Having by now polished off her drink, Payton checked her watch and saw that her dinner companions were twenty minutes late. Truth be told, she was a bit worried about this dinner with the Gibson’s reps. She had done plenty of pitch meetings before, and she was sure J.D. had, too, but because their practices rarely overlapped, she and J.D. had never done one together. Alone together. These meetings required a certain finesse and cohesiveness between the lawyers doing the pitching—they needed to present a united front.

Unity.

Cohesiveness.

These were not exactly qualities that she and J.D. possessed together. Hence the slight jitters of apprehension she felt that got worse with every moment she sat alone at the bar.

When five more minutes passed, Payton reached into her purse for her cell phone. She figured she should check her voice mail, just to make sure J.D. hadn’t left a message. She was mid-dial when she looked up—

—and saw J.D. standing in front of her.

For a second, Payton was struck by the fact that something about him looked different. She realized that like her, he had dressed more informally for the evening. Instead of his customary suit and tie, he wore an open-necked black pin-striped shirt and perfectly tailored charcoal gray pants.

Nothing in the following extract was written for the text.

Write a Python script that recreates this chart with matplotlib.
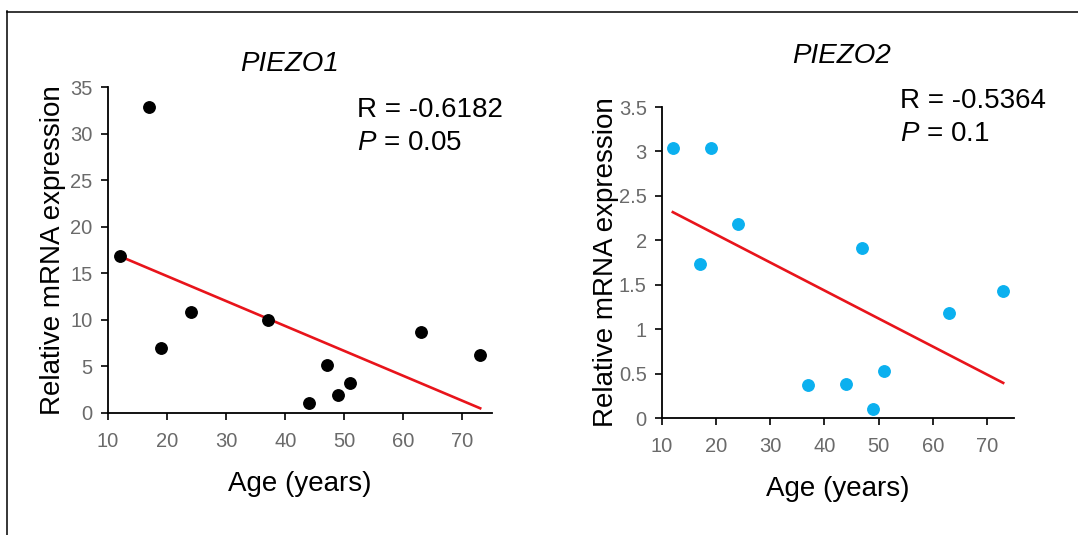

It was strange, because for whatever reason, what popped into her head at that very moment were Laney’s words from the other day about how good-looking J.D. was. Payton had seen J.D. pretty much five days a week for the past eight years, but right then she found herself looking him over more closely. She tried to see him the way a stranger might. Someone who hadn’t ever actually spoken to him or anything.

He was tall (as previously mentioned, all the better to look down on people), he had light brown hair with warm golden streaks (probably highlights), his build was lean (undoubtedly from all that tennis or whatever else he played at his I’m-so-cool sexist country club), and he had blue eyes that, um . . .

. . . Well, fine. There wasn’t really anything negative Payton could say about J.D.’s eyes. Speaking in a purely objective sense, she kind of liked them. They were a brilliant, bright blue. Such a shame they had to be wasted on him.

Having finished her assessment, Payton supposed that, if pressed, in that upper-crusty, Ralph Lauren-y, sweater-thrown-over-the-shoulders, have-you-met-my-polo-pony kind of way, J.D. was pretty damn good-looking.

Misinterpreting her look, J.D. cocked his head and pointed to her phone. “Oh, I’m sorry, Payton—I didn’t mean to interrupt you in the middle of your important business,” he said with just that right tinge of mocking.

Deciding it was better to go about with the business as usual of ignoring J.D., Payton turned her attention to the group of men he had arrived with. She immediately recognized Jasper from the pictures of him she had found on the Internet while researching his company and the lawsuit.